Change Order Template for Creative Projects
A practical change order template for freelancers and studios: scope, fee, timeline, and approval language when creative projects expand beyond the original agreement.
- change order
- change order creative project
- scope creep
- client sign-off
When a client asks for work outside the locked agreement, extra deliverables, more revision rounds, a new direction, additional formats, you need more than a Slack "sure." You need a change order: a short document both parties accept before the extra work (and billing) moves forward.
This article gives you a change order template structure, example language, and tips for creative projects where scope, taste, and timelines shift fast.
When to use a change order
Use a change order when the request is outside the original Statement of Work or revision boundary:
- New deliverable types (e.g., motion added to a static brand package)
- Additional formats or sizes not listed in scope
- Extra revision rounds beyond the contract limit
- Material change in creative direction after an approved concept
- New milestone inserted mid-project
Do not use a change order for included revisions that stay within agreed rounds, that is normal project flow.
Change order template (copy and adapt)
Change Order #[number]
Project: [Project name]
Agreement date: [Original agreement / lock date]
Change order date: [Today]
Parties: [Creative / studio] and [Client]
1. Background
This change order modifies the scope of the agreement dated [date] for [project]. All terms not expressly changed here remain in full force.
2. Description of additional work
The Client requests the following work not included in the original scope:
- [Bullet: specific deliverable or task]
- [Bullet: specific deliverable or task]
Out of scope / unchanged: [Optional: clarify what this CO does not include]
3. Fee
| Item | Amount |
|---|---|
| Additional creative work (as described in §2) | $[amount] or [X] hours @ $[rate]/hr |
| Total change order fee | $[total] |
Payment terms: [e.g., 50% before work begins, 50% on approval] / [Net 15 on invoice] / [Released from milestone escrow upon Approval Lock]
4. Timeline
- Work begins: [date] (after this change order is accepted by both parties)
- Estimated delivery: [date]
- Impact on original milestone schedule: [None / Milestone X shifts by Y days]
5. Revisions
This change order includes [N] revision rounds for the added deliverables, per the revision rules in the original agreement unless stated otherwise here.
6. Acceptance
By accepting this change order, the Client authorizes the additional work and fee.

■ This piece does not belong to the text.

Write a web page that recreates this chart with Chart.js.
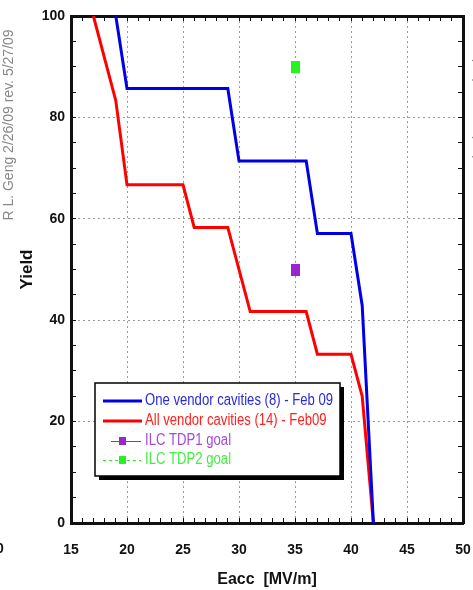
<!DOCTYPE html>
<html>
<head>
<meta charset="utf-8">
<script src="https://cdn.jsdelivr.net/npm/chart.js@4.4.1/dist/chart.umd.min.js"></script>
<style>
  html, body { margin: 0; padding: 0; background: #fff; }
  #wrap { width: 473px; height: 590px; position: relative; }
</style>
</head>
<body>
<div id="wrap"><canvas id="yieldChart" width="473" height="590"></canvas></div>
<script>
// Yield vs gradient data
const oneVendorX = [19, 20, 29, 30, 36, 37, 40, 41, 42];
const oneVendorY = [100, 85.7, 85.7, 71.4, 71.4, 57.1, 57.1, 42.9, 0];
const allVendorX = [17, 19, 20, 25, 26, 29, 31, 36, 37, 40, 41, 42];
const allVendorY = [100, 83.3, 66.7, 66.7, 58.3, 58.3, 41.7, 41.7, 33.3, 33.3, 25, 0];
const goalX = [35, 35];
const goalY = [50, 90];
const seriesLabels = [
    'One vendor cavities (8) - Feb 09',
    'All vendor cavities (14) - Feb09',
    'ILC TDP1 goal',
    'ILC TDP2 goal'
];

const colors = {
    blue: '#0000e6',
    red: '#ff0000',
    purple: '#9a26d0',
    green: '#22f522',
    grid: '#9a9a9a',
    axis: '#111111'
};
const legendText = ['#2a2ad8', '#ff2020', '#a64ad8', '#44ee44'];

function toPoints(xs, ys) {
    return xs.map((x, i) => ({ x: x, y: ys[i] }));
}

// tall rectangle marker, like the goal squares
function boxMarker(color) {
    const c = document.createElement('canvas');
    c.width = 9;
    c.height = 12;
    const g = c.getContext('2d');
    g.fillStyle = color;
    g.fillRect(0, 0, 9, 12);
    return c;
}

// legend box with drop shadow drawn inside the plot
const boxLegend = {
    id: 'boxLegend',
    afterDraw(chart) {
        const ctx = chart.ctx;
        const bx = 95, by = 383, bw = 245, bh = 93;
        ctx.save();
        ctx.fillStyle = '#000';
        ctx.fillRect(bx + 4, by + 4, bw, bh);
        ctx.fillStyle = '#fff';
        ctx.fillRect(bx, by, bw, bh);
        ctx.strokeStyle = '#000';
        ctx.lineWidth = 1.5;
        ctx.strokeRect(bx, by, bw, bh);

        const rows = [401, 421, 441, 460];
        chart.data.datasets.forEach((ds, i) => {
            const y = rows[i];
            ctx.setLineDash([]);
            if (i < 2) {
                ctx.strokeStyle = ds.borderColor;
                ctx.lineWidth = 3;
                ctx.beginPath();
                ctx.moveTo(103, y);
                ctx.lineTo(142, y);
                ctx.stroke();
            } else {
                ctx.strokeStyle = ds.backgroundColor;
                ctx.lineWidth = 1;
                if (i === 3) ctx.setLineDash([3, 3]);
                ctx.beginPath();
                ctx.moveTo(i === 3 ? 103 : 111, y + 0.5);
                ctx.lineTo(141, y + 0.5);
                ctx.stroke();
                ctx.fillStyle = ds.backgroundColor;
                ctx.fillRect(119, y - 4, 7, 8);
            }
            ctx.fillStyle = legendText[i];
            ctx.font = '16px "Liberation Sans", Arial, sans-serif';
            ctx.textBaseline = 'middle';
            ctx.save();
            ctx.translate(145, y);
            ctx.scale(0.82, 1);
            ctx.fillText(ds.label, 0, 0);
            ctx.restore();
        });
        ctx.restore();
    }
};

// side notes and the stray "10" tick at the far left
const sideNotes = {
    id: 'sideNotes',
    afterDraw(chart) {
        const ctx = chart.ctx;
        ctx.save();
        ctx.fillStyle = '#888';
        ctx.font = '14px "Liberation Sans", Arial, sans-serif';
        ctx.textAlign = 'center';
        ctx.textBaseline = 'middle';
        ctx.save();
        ctx.translate(9, 125);
        ctx.rotate(-Math.PI / 2);
        ctx.fillText('R L. Geng 2/26/09 rev. 5/27/09', 0, 0);
        ctx.restore();
        ctx.save();
        ctx.translate(479, 140);
        ctx.rotate(-Math.PI / 2);
        ctx.fillText('R L. Geng 2/26/09 rev. 5/27/09', 0, 0);
        ctx.restore();
        ctx.fillStyle = colors.axis;
        ctx.font = 'bold 14px "Liberation Sans", Arial, sans-serif';
        ctx.fillText('10', -4, 549);
        ctx.restore();
    }
};

function gridColor(step) {
    return ctx => (ctx.tick && Math.abs(ctx.tick.value % step) < 1e-6) ? colors.grid : 'transparent';
}

// fixed axis boxes so the plot frame lands where the original one is
function fixBox(size) {
    return s => {
        if (s.isHorizontal()) s.height = size;
        else s.width = size;
        s.paddingLeft = 0;
        s.paddingRight = 0;
        s.paddingTop = 0;
        s.paddingBottom = 0;
    };
}

const tickFont = { family: '"Liberation Sans", Arial, sans-serif', size: 14, weight: 'bold' };

const ctx = document.getElementById('yieldChart');
new Chart(ctx, {
    type: 'line',
    data: {
        datasets: [
            {
                label: seriesLabels[0],
                data: toPoints(oneVendorX, oneVendorY),
                borderColor: colors.blue,
                borderWidth: 3,
                pointRadius: 0,
                tension: 0
            },
            {
                label: seriesLabels[1],
                data: toPoints(allVendorX, allVendorY),
                borderColor: colors.red,
                borderWidth: 3,
                pointRadius: 0,
                tension: 0
            },
            {
                label: seriesLabels[2],
                data: [{ x: goalX[0], y: goalY[0] }],
                showLine: false,
                backgroundColor: colors.purple,
                borderColor: colors.purple,
                pointStyle: boxMarker(colors.purple)
            },
            {
                label: seriesLabels[3],
                data: [{ x: goalX[1], y: goalY[1] }],
                showLine: false,
                backgroundColor: colors.green,
                borderColor: colors.green,
                pointStyle: boxMarker(colors.green)
            }
        ]
    },
    options: {
        responsive: false,
        animation: false,
        layout: { padding: 0 },
        plugins: {
            legend: { display: false },
            tooltip: { enabled: false }
        },
        scales: {
            x: {
                type: 'linear',
                position: 'bottom',
                min: 15,
                max: 50,
                afterFit: fixBox(67),
                ticks: {
                    stepSize: 1,
                    autoSkip: false,
                    maxRotation: 0,
                    padding: 24,
                    color: colors.axis,
                    font: tickFont,
                    callback: v => (v % 5 === 0 ? v : '')
                },
                grid: {
                    color: gridColor(5),
                    tickColor: colors.axis,
                    tickLength: -5,
                    lineWidth: 1
                },
                border: { display: true, color: colors.axis, width: 3, dash: [2, 3] },
                title: {
                    display: true,
                    text: 'Eacc  [MV/m]',
                    color: colors.axis,
                    font: { family: '"Liberation Sans", Arial, sans-serif', size: 16, weight: 'bold' },
                    padding: { top: 0, bottom: 1 }
                }
            },
            x2: {
                type: 'linear',
                position: 'top',
                min: 15,
                max: 50,
                afterFit: fixBox(16),
                ticks: { stepSize: 1, autoSkip: false, display: false },
                grid: { drawOnChartArea: false, tickColor: colors.axis, tickLength: -5 },
                border: { display: true, color: colors.axis, width: 3 }
            },
            y: {
                type: 'linear',
                position: 'left',
                min: 0,
                max: 100,
                afterFit: fixBox(71),
                ticks: {
                    stepSize: 5,
                    autoSkip: false,
                    padding: 11,
                    color: colors.axis,
                    font: tickFont,
                    callback: v => (v % 20 === 0 ? v : '')
                },
                grid: {
                    color: gridColor(20),
                    tickColor: colors.axis,
                    tickLength: -5,
                    lineWidth: 1
                },
                border: { display: true, color: colors.axis, width: 3, dash: [2, 3] },
                title: {
                    display: true,
                    text: 'Yield',
                    color: colors.axis,
                    font: { family: '"Liberation Sans", Arial, sans-serif', size: 17, weight: 'bold' },
                    padding: { top: 17, bottom: 0 }
                }
            },
            y2: {
                type: 'linear',
                position: 'right',
                min: 0,
                max: 100,
                afterFit: fixBox(10),
                ticks: { stepSize: 5, autoSkip: false, display: false },
                grid: { drawOnChartArea: false, tickColor: colors.axis, tickLength: -5 },
                border: { display: true, color: colors.axis, width: 3 }
            }
        }
    },
    plugins: [boxLegend, sideNotes]
});
</script>
</body>
</html>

Work on §2 shall not begin until both parties accept.
Creative / Studio: _________________________ Date: _________
Client: _________________________ Date: _________
Tips for creative-specific change orders
Be specific about assets
"Vague extras" become disputes. Instead of "more social assets," write: "Six (6) additional static Instagram posts, 1080×1080, using approved brand system."
Separate direction changes from refinements
Reopening a approved concept is expensive. If the client pivots from minimal to maximal design after approving minimal, name that as direction change in §2, not "round 3 feedback."
Link to approval and payment gates
State when the change order fee is due relative to Approval Lock or escrow. Example:
Fee due upon Approval Lock of Change Order deliverables, consistent with the Payment Release Gate in the master agreement.
Number your change orders
CO #1, CO #2, sequential paper trail beats "that thing we talked about in June."
How to send a change order without friction
- Flag drift calmly, reference locked scope.
- Attach the CO, one page, plain language.
- Offer a call for questions, not to negotiate by verbal waiver.
- Pause out-of-scope work until acceptance.
Clients respect clarity. Surprise invoices without a CO destroy trust faster than a well-timed document.
Digital workflow
In Zlaip, Scope Drift™ warnings in Accountability Chat can route to Create Change Order, so expansion is visible in the same timeline as messages, submissions, and approvals. Accepted change orders become part of the agreement record instead of a lost PDF.
Bottom line
A change order template for creative projects needs: clear added scope, fee, timeline, revision count, and bilateral acceptance. Use it whenever work steps outside the locked agreement, so scope creep becomes billable scope, not silent overtime.